▶ _Stated exercise_
Write out the listing from the line with "Rebuild this chart" to the line with "const labelGap = [22, 26, 11, 8];", both lines included, exactly and nothing beyond. Leave pictures out.

(Rows from a dataset of charts and code)

- - - -

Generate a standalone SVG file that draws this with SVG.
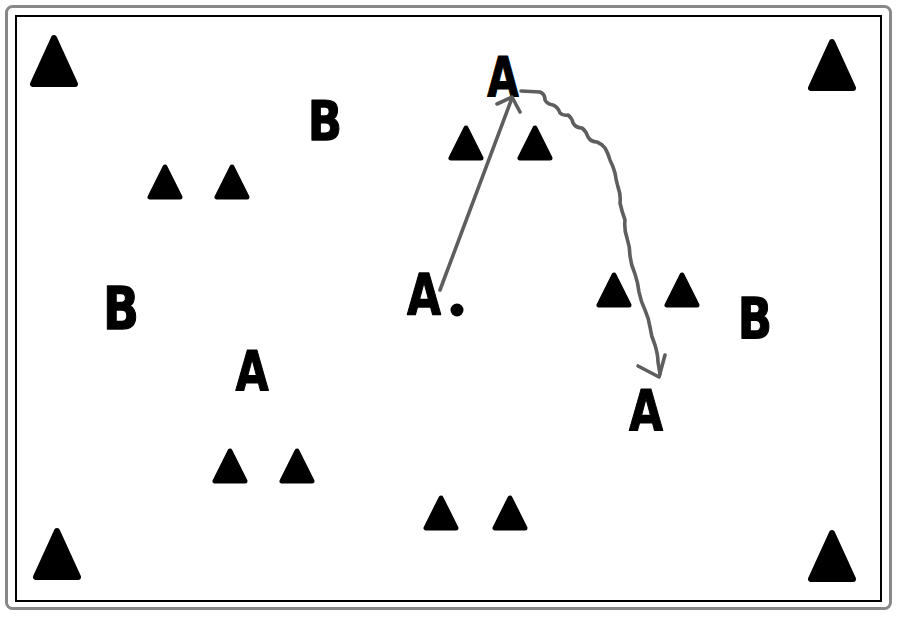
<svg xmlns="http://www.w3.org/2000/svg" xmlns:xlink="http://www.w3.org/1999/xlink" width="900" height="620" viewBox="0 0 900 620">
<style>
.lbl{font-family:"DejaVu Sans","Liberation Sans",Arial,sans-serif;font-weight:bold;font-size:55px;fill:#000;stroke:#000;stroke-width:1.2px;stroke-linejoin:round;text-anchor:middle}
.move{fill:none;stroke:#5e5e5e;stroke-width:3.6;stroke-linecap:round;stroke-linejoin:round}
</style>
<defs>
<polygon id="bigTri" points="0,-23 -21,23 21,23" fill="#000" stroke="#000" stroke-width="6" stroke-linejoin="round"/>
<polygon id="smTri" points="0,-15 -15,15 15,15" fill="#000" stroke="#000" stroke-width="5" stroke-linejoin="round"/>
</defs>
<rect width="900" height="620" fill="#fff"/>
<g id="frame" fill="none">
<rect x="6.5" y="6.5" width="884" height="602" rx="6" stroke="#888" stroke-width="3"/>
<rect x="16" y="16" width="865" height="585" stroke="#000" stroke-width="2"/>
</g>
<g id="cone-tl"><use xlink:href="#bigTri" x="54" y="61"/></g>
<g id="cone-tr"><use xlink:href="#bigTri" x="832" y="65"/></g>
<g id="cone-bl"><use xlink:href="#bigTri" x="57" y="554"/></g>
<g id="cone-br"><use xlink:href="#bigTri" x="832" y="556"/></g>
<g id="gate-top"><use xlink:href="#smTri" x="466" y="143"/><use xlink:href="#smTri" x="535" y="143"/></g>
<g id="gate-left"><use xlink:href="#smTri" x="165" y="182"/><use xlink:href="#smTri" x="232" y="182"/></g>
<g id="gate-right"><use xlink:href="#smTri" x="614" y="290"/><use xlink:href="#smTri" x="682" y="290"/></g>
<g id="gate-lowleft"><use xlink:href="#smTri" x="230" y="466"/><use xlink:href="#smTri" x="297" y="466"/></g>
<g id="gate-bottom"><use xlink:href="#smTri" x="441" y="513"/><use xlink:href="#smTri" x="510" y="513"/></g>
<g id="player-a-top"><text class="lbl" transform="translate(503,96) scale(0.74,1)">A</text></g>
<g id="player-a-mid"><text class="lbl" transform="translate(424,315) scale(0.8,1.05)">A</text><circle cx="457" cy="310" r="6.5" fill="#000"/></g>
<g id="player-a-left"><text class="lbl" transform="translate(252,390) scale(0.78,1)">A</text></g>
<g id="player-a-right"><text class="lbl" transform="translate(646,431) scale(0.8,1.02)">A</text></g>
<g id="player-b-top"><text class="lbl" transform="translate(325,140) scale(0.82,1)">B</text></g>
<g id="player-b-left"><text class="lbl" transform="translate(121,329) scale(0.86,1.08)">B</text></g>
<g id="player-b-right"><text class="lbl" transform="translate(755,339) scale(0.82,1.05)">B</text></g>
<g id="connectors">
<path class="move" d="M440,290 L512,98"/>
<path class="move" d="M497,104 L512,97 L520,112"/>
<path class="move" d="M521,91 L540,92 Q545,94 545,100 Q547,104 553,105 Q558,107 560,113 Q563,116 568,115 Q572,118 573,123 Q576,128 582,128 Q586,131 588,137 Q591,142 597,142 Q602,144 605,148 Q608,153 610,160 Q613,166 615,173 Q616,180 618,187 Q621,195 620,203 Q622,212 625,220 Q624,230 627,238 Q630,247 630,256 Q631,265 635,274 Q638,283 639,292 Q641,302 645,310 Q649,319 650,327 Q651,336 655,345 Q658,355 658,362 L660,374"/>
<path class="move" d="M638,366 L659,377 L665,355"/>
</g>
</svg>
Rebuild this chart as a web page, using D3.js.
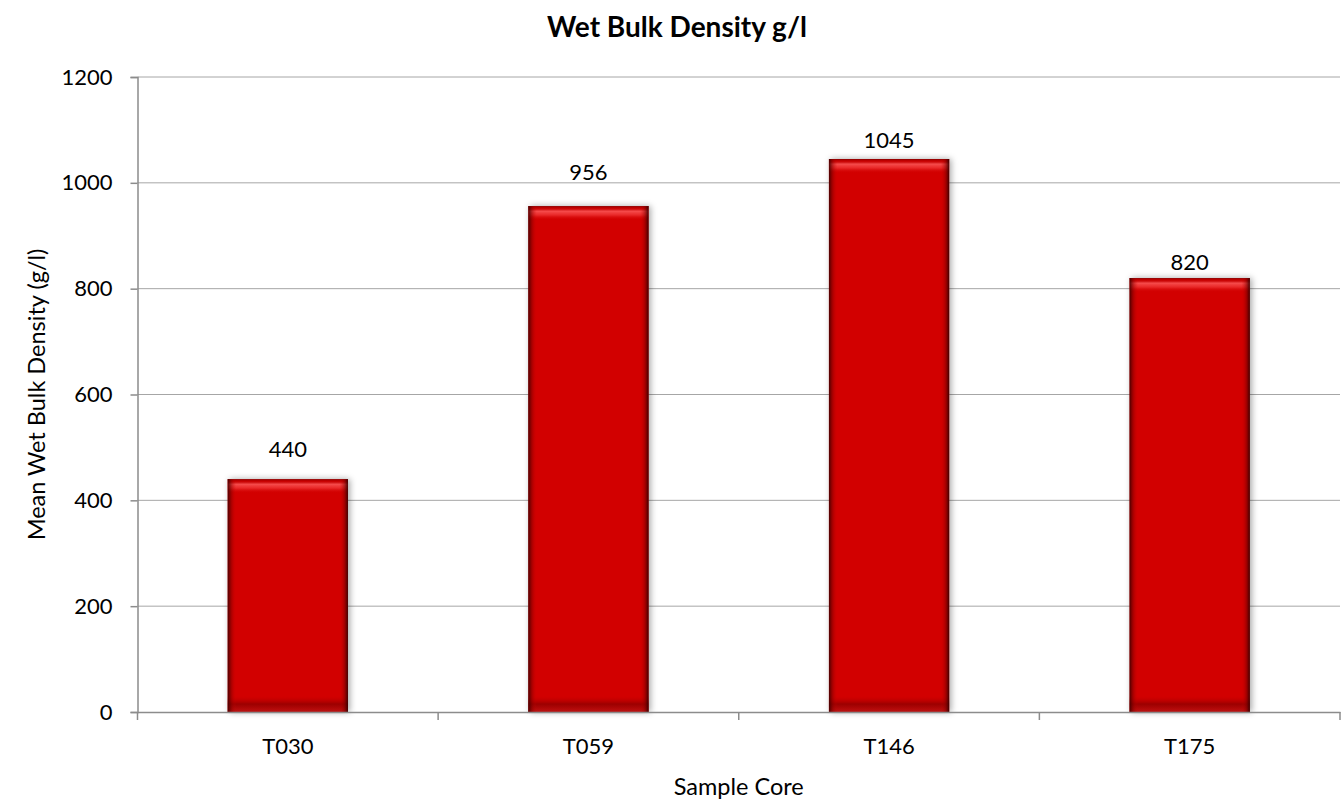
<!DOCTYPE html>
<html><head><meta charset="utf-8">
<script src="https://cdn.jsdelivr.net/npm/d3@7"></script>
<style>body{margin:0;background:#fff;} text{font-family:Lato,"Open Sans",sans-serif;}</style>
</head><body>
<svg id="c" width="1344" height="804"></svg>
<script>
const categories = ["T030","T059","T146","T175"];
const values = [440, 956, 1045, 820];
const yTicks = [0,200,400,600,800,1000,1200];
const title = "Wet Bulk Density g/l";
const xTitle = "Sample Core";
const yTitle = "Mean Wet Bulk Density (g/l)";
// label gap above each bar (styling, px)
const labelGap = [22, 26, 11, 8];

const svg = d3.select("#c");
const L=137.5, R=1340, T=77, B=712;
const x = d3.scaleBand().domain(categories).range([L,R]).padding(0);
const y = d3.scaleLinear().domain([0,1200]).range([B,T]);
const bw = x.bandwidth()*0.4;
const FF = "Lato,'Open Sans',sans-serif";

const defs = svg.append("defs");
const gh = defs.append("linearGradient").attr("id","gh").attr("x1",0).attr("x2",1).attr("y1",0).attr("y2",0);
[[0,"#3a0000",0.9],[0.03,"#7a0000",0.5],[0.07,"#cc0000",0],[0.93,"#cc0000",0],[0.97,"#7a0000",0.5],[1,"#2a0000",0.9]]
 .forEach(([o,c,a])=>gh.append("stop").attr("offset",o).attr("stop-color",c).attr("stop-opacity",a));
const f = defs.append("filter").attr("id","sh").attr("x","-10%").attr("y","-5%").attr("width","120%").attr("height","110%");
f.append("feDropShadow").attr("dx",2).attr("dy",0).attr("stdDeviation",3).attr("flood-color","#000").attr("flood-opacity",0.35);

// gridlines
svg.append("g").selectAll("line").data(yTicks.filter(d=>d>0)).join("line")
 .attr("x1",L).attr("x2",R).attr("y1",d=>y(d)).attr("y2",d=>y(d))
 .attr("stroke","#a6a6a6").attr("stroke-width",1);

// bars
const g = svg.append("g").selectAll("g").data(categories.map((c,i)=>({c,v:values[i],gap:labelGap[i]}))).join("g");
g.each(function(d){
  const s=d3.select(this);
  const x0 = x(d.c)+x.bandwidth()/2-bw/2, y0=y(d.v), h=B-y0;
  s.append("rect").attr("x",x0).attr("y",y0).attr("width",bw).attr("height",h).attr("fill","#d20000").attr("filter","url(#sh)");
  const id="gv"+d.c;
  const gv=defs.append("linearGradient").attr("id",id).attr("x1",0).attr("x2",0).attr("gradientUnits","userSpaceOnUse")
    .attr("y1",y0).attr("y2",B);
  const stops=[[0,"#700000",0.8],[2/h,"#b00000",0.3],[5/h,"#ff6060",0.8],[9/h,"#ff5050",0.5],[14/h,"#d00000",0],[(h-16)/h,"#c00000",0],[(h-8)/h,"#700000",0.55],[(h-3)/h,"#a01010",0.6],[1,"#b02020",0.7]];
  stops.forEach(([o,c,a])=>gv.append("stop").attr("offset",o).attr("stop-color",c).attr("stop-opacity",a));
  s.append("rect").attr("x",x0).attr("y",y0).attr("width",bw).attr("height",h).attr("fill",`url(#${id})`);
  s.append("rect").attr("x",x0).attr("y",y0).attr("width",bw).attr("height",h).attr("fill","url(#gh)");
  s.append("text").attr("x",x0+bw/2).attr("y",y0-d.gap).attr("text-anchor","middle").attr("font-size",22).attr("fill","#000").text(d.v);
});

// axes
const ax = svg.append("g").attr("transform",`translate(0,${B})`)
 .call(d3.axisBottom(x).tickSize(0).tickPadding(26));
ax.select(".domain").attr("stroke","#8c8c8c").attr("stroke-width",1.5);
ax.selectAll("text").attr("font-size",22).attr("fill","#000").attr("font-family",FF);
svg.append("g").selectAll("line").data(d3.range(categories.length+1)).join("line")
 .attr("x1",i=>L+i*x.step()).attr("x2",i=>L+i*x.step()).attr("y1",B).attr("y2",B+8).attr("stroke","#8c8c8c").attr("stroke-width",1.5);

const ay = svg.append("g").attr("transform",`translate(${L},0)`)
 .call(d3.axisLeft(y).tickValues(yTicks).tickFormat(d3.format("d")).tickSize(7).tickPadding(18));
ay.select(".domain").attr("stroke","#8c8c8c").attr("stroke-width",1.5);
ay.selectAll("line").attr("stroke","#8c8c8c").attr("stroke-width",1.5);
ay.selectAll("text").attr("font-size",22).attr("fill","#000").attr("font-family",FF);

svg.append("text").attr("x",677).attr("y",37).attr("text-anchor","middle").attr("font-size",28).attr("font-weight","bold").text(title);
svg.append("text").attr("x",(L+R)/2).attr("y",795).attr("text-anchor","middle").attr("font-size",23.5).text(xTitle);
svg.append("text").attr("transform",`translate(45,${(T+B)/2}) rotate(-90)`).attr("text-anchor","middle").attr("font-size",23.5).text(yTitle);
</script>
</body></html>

- - - -

▶ _Task output_
Rebuild this chart as a web page, using D3.js.
<!DOCTYPE html>
<html><head><meta charset="utf-8">
<script src="https://cdn.jsdelivr.net/npm/d3@7"></script>
<style>body{margin:0;background:#fff;} text{font-family:Lato,"Open Sans",sans-serif;}</style>
</head><body>
<svg id="c" width="1344" height="804"></svg>
<script>
const categories = ["T030","T059","T146","T175"];
const values = [440, 956, 1045, 820];
const yTicks = [0,200,400,600,800,1000,1200];
const title = "Wet Bulk Density g/l";
const xTitle = "Sample Core";
const yTitle = "Mean Wet Bulk Density (g/l)";
// label gap above each bar (styling, px)
const labelGap = [22, 26, 11, 8];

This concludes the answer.